__Given instruction__: Take the material below and retype it in full; pictures are left out.

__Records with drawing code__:
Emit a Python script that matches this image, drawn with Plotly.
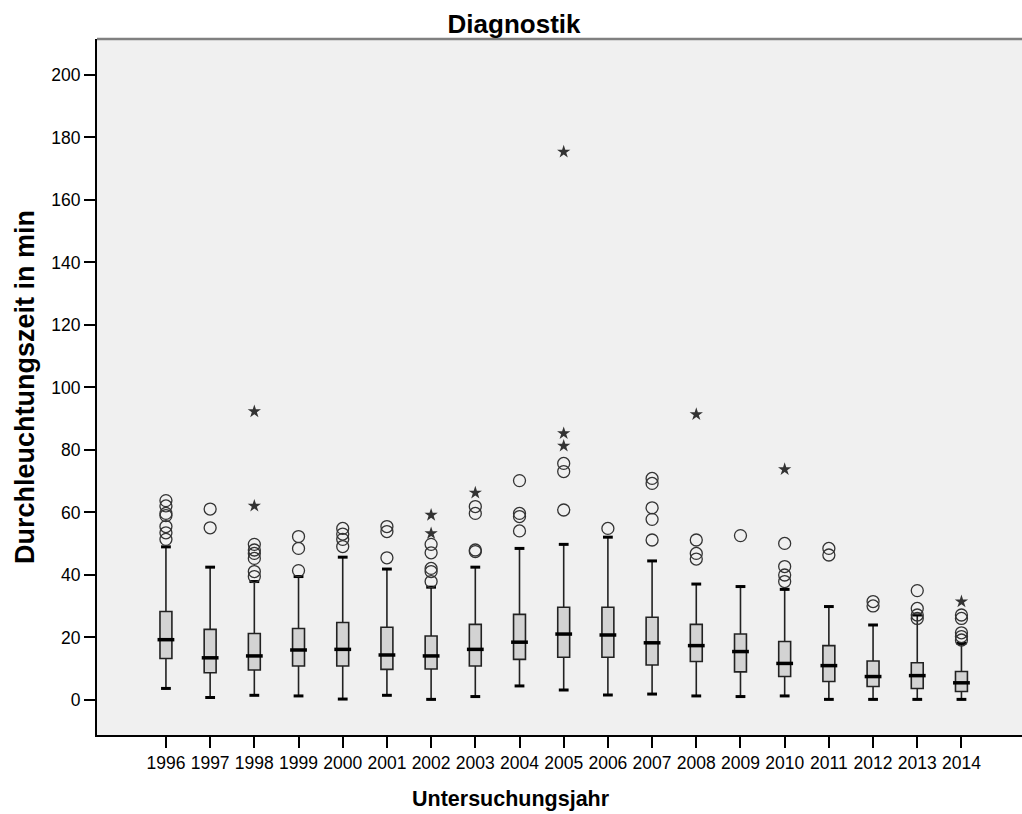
import plotly.graph_objects as go

years = [str(y) for y in range(1996, 2015)]
q1 = [13.3, 8.7, 9.6, 10.9, 10.9, 9.8, 9.9, 10.9, 13.0, 13.7, 13.7, 11.2, 12.3, 9.0, 7.5, 5.9, 4.3, 3.7, 2.7]
median = [19.3, 13.5, 14.1, 16.0, 16.2, 14.4, 14.1, 16.2, 18.5, 21.1, 20.8, 18.3, 17.4, 15.5, 11.7, 11.0, 7.5, 7.8, 5.5]
q3 = [28.3, 22.6, 21.3, 22.9, 24.8, 23.3, 20.5, 24.2, 27.4, 29.7, 29.7, 26.5, 24.2, 21.1, 18.7, 17.4, 12.5, 11.9, 9.1]
whisker_low = [3.7, 0.8, 1.5, 1.3, 0.3, 1.5, 0.2, 1.1, 4.5, 3.2, 1.6, 1.9, 1.3, 1.1, 1.3, 0.2, 0.2, 0.2, 0.2]
whisker_high = [49.0, 42.5, 37.9, 39.5, 45.7, 41.9, 36.1, 42.5, 48.5, 49.8, 52.1, 44.5, 37.1, 36.3, 35.4, 29.9, 24.0, 27.2, 18.1]

outliers = {
    "1996": [63.8, 62.1, 59.7, 59.0, 55.5, 53.5, 51.4],
    "1997": [61.1, 55.1],
    "1998": [49.8, 48.0, 46.9, 45.3, 41.1, 39.5],
    "1999": [52.3, 48.5, 41.4],
    "2000": [54.9, 53.1, 51.4, 49.1],
    "2001": [55.5, 53.9, 45.5],
    "2002": [49.8, 47.1, 42.1, 41.1, 37.9],
    "2003": [61.9, 59.7, 48.0, 47.5],
    "2004": [70.2, 59.7, 58.7, 54.1],
    "2005": [75.7, 73.1, 60.8],
    "2006": [54.9],
    "2007": [70.9, 69.3, 61.5, 57.8, 51.2],
    "2008": [51.2, 46.9, 45.1],
    "2009": [52.6],
    "2010": [50.1, 42.7, 40.0, 37.9],
    "2011": [48.5, 46.4],
    "2012": [31.5, 30.1],
    "2013": [35.0, 29.3, 27.2, 26.1],
    "2014": [27.2, 26.1, 21.5, 20.3, 19.2],
}
extremes = {
    "1998": [92.3, 62.1],
    "2002": [59.2, 53.3],
    "2003": [66.3],
    "2005": [175.4, 85.3, 81.3],
    "2008": [91.4],
    "2010": [73.8],
    "2014": [31.5],
}

ox = [y for y, vals in outliers.items() for _ in vals]
oy = [v for vals in outliers.values() for v in vals]
ex = [y for y, vals in extremes.items() for _ in vals]
ey = [v for vals in extremes.values() for v in vals]

fig = go.Figure()
fig.add_trace(go.Box(
    x=years, q1=q1, median=median, q3=q3,
    lowerfence=whisker_low, upperfence=whisker_high,
    boxpoints=False, width=0.27, whiskerwidth=0.5,
    fillcolor="#d3d3d3", line=dict(color="#222222", width=1.6),
    showlegend=False, hoverinfo="skip",
))
# thick median bars
fig.add_trace(go.Scatter(
    x=years, y=median, mode="markers",
    marker=dict(symbol="line-ew", size=12, line=dict(color="black", width=3.5)),
    showlegend=False, hoverinfo="skip",
))
# whisker caps
fig.add_trace(go.Scatter(
    x=years + years, y=whisker_low + whisker_high, mode="markers",
    marker=dict(symbol="line-ew", size=7, line=dict(color="black", width=3)),
    showlegend=False, hoverinfo="skip",
))
fig.add_trace(go.Scatter(
    x=ox, y=oy, mode="markers",
    marker=dict(symbol="circle-open", size=12, color="#333333", line=dict(width=1.3)),
    showlegend=False, hoverinfo="skip",
))
fig.add_trace(go.Scatter(
    x=ex, y=ey, mode="markers",
    marker=dict(symbol="star", size=10, color="#333333", line=dict(width=0)),
    showlegend=False, hoverinfo="skip",
))

font = "Liberation Sans, Arial, sans-serif"
fig.update_layout(
    width=1022, height=814,
    margin=dict(l=97, r=0, t=39, b=79),
    paper_bgcolor="white", plot_bgcolor="#f0f0f0",
    font=dict(family=font, color="black"),
    title=dict(text="<b>Diagnostik</b>", font=dict(size=26, family=font, color="black"),
               xref="container", x=0.503, xanchor="center",
               yref="container", y=1 - 24 / 814, yanchor="middle"),
    xaxis=dict(type="category", categoryorder="array", categoryarray=years,
               range=[-1.56, 19.37], showgrid=False, zeroline=False,
               showline=True, linecolor="black", linewidth=2,
               ticks="outside", ticklen=11, tickwidth=2, tickcolor="black",
               tickfont=dict(size=17.5, family=font, color="black")),
    yaxis=dict(range=[-11.2, 211.5], tickvals=list(range(0, 201, 20)),
               showgrid=False, zeroline=False,
               showline=True, linecolor="black", linewidth=2,
               ticks="outside", ticklen=11, tickwidth=2, tickcolor="black",
               tickfont=dict(size=17.5, family=font, color="black")),
    shapes=[dict(type="line", xref="paper", yref="paper", x0=0, x1=1, y0=1, y1=1,
                 line=dict(color="#808080", width=2.5))],
    annotations=[
        dict(text="<b>Untersuchungsjahr</b>", xref="paper", yref="paper",
             x=(511 - 97) / 925, y=-(799 - 735) / 696, xanchor="center", yanchor="middle",
             showarrow=False, font=dict(size=21.5, family=font, color="black")),
        dict(text="<b>Durchleuchtungszeit in min</b>", xref="paper", yref="paper",
             x=-(97 - 25) / 925, y=0.5, xanchor="center", yanchor="middle", textangle=-90,
             showarrow=False, font=dict(size=27, family=font, color="black")),
    ],
)

fig.write_html("out.html")
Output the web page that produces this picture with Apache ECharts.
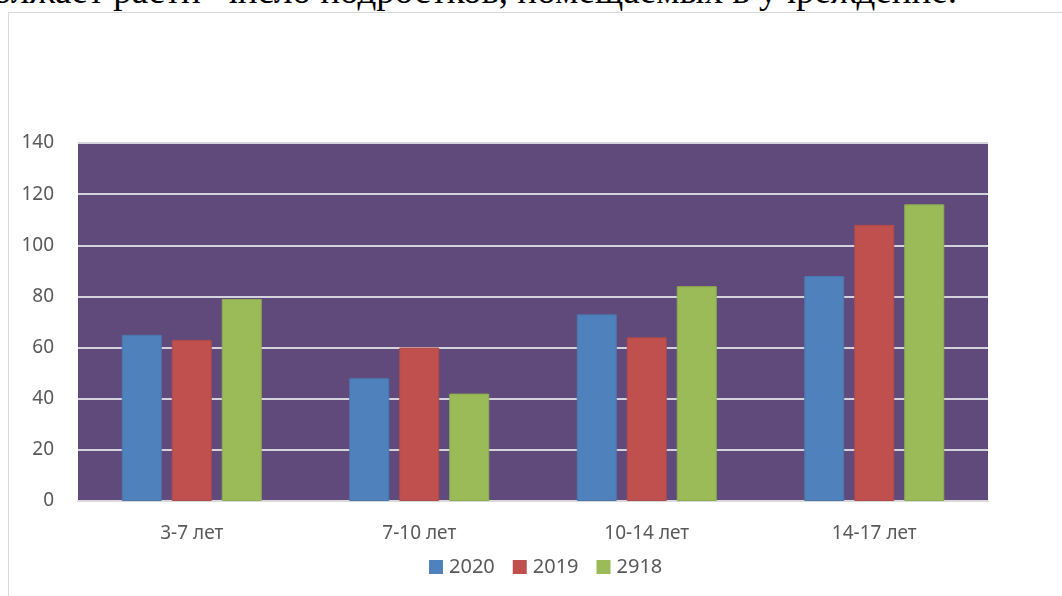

__Answer in full__:
Emit a Python script that matches this image, drawn with Plotly.
import plotly.graph_objects as go

years = [str(y) for y in range(1996, 2015)]
q1 = [13.3, 8.7, 9.6, 10.9, 10.9, 9.8, 9.9, 10.9, 13.0, 13.7, 13.7, 11.2, 12.3, 9.0, 7.5, 5.9, 4.3, 3.7, 2.7]
median = [19.3, 13.5, 14.1, 16.0, 16.2, 14.4, 14.1, 16.2, 18.5, 21.1, 20.8, 18.3, 17.4, 15.5, 11.7, 11.0, 7.5, 7.8, 5.5]
q3 = [28.3, 22.6, 21.3, 22.9, 24.8, 23.3, 20.5, 24.2, 27.4, 29.7, 29.7, 26.5, 24.2, 21.1, 18.7, 17.4, 12.5, 11.9, 9.1]
whisker_low = [3.7, 0.8, 1.5, 1.3, 0.3, 1.5, 0.2, 1.1, 4.5, 3.2, 1.6, 1.9, 1.3, 1.1, 1.3, 0.2, 0.2, 0.2, 0.2]
whisker_high = [49.0, 42.5, 37.9, 39.5, 45.7, 41.9, 36.1, 42.5, 48.5, 49.8, 52.1, 44.5, 37.1, 36.3, 35.4, 29.9, 24.0, 27.2, 18.1]

outliers = {
    "1996": [63.8, 62.1, 59.7, 59.0, 55.5, 53.5, 51.4],
    "1997": [61.1, 55.1],
    "1998": [49.8, 48.0, 46.9, 45.3, 41.1, 39.5],
    "1999": [52.3, 48.5, 41.4],
    "2000": [54.9, 53.1, 51.4, 49.1],
    "2001": [55.5, 53.9, 45.5],
    "2002": [49.8, 47.1, 42.1, 41.1, 37.9],
    "2003": [61.9, 59.7, 48.0, 47.5],
    "2004": [70.2, 59.7, 58.7, 54.1],
    "2005": [75.7, 73.1, 60.8],
    "2006": [54.9],
    "2007": [70.9, 69.3, 61.5, 57.8, 51.2],
    "2008": [51.2, 46.9, 45.1],
    "2009": [52.6],
    "2010": [50.1, 42.7, 40.0, 37.9],
    "2011": [48.5, 46.4],
    "2012": [31.5, 30.1],
    "2013": [35.0, 29.3, 27.2, 26.1],
    "2014": [27.2, 26.1, 21.5, 20.3, 19.2],
}
extremes = {
    "1998": [92.3, 62.1],
    "2002": [59.2, 53.3],
    "2003": [66.3],
    "2005": [175.4, 85.3, 81.3],
    "2008": [91.4],
    "2010": [73.8],
    "2014": [31.5],
}

ox = [y for y, vals in outliers.items() for _ in vals]
oy = [v for vals in outliers.values() for v in vals]
ex = [y for y, vals in extremes.items() for _ in vals]
ey = [v for vals in extremes.values() for v in vals]

fig = go.Figure()
fig.add_trace(go.Box(
    x=years, q1=q1, median=median, q3=q3,
    lowerfence=whisker_low, upperfence=whisker_high,
    boxpoints=False, width=0.27, whiskerwidth=0.5,
    fillcolor="#d3d3d3", line=dict(color="#222222", width=1.6),
    showlegend=False, hoverinfo="skip",
))
# thick median bars
fig.add_trace(go.Scatter(
    x=years, y=median, mode="markers",
    marker=dict(symbol="line-ew", size=12, line=dict(color="black", width=3.5)),
    showlegend=False, hoverinfo="skip",
))
# whisker caps
fig.add_trace(go.Scatter(
    x=years + years, y=whisker_low + whisker_high, mode="markers",
    marker=dict(symbol="line-ew", size=7, line=dict(color="black", width=3)),
    showlegend=False, hoverinfo="skip",
))
fig.add_trace(go.Scatter(
    x=ox, y=oy, mode="markers",
    marker=dict(symbol="circle-open", size=12, color="#333333", line=dict(width=1.3)),
    showlegend=False, hoverinfo="skip",
))
fig.add_trace(go.Scatter(
    x=ex, y=ey, mode="markers",
    marker=dict(symbol="star", size=10, color="#333333", line=dict(width=0)),
    showlegend=False, hoverinfo="skip",
))

font = "Liberation Sans, Arial, sans-serif"
fig.update_layout(
    width=1022, height=814,
    margin=dict(l=97, r=0, t=39, b=79),
    paper_bgcolor="white", plot_bgcolor="#f0f0f0",
    font=dict(family=font, color="black"),
    title=dict(text="<b>Diagnostik</b>", font=dict(size=26, family=font, color="black"),
               xref="container", x=0.503, xanchor="center",
               yref="container", y=1 - 24 / 814, yanchor="middle"),
    xaxis=dict(type="category", categoryorder="array", categoryarray=years,
               range=[-1.56, 19.37], showgrid=False, zeroline=False,
               showline=True, linecolor="black", linewidth=2,
               ticks="outside", ticklen=11, tickwidth=2, tickcolor="black",
               tickfont=dict(size=17.5, family=font, color="black")),
    yaxis=dict(range=[-11.2, 211.5], tickvals=list(range(0, 201, 20)),
               showgrid=False, zeroline=False,
               showline=True, linecolor="black", linewidth=2,
               ticks="outside", ticklen=11, tickwidth=2, tickcolor="black",
               tickfont=dict(size=17.5, family=font, color="black")),
    shapes=[dict(type="line", xref="paper", yref="paper", x0=0, x1=1, y0=1, y1=1,
                 line=dict(color="#808080", width=2.5))],
    annotations=[
        dict(text="<b>Untersuchungsjahr</b>", xref="paper", yref="paper",
             x=(511 - 97) / 925, y=-(799 - 735) / 696, xanchor="center", yanchor="middle",
             showarrow=False, font=dict(size=21.5, family=font, color="black")),
        dict(text="<b>Durchleuchtungszeit in min</b>", xref="paper", yref="paper",
             x=-(97 - 25) / 925, y=0.5, xanchor="center", yanchor="middle", textangle=-90,
             showarrow=False, font=dict(size=27, family=font, color="black")),
    ],
)

fig.write_html("out.html")
Output the web page that produces this picture with Apache ECharts.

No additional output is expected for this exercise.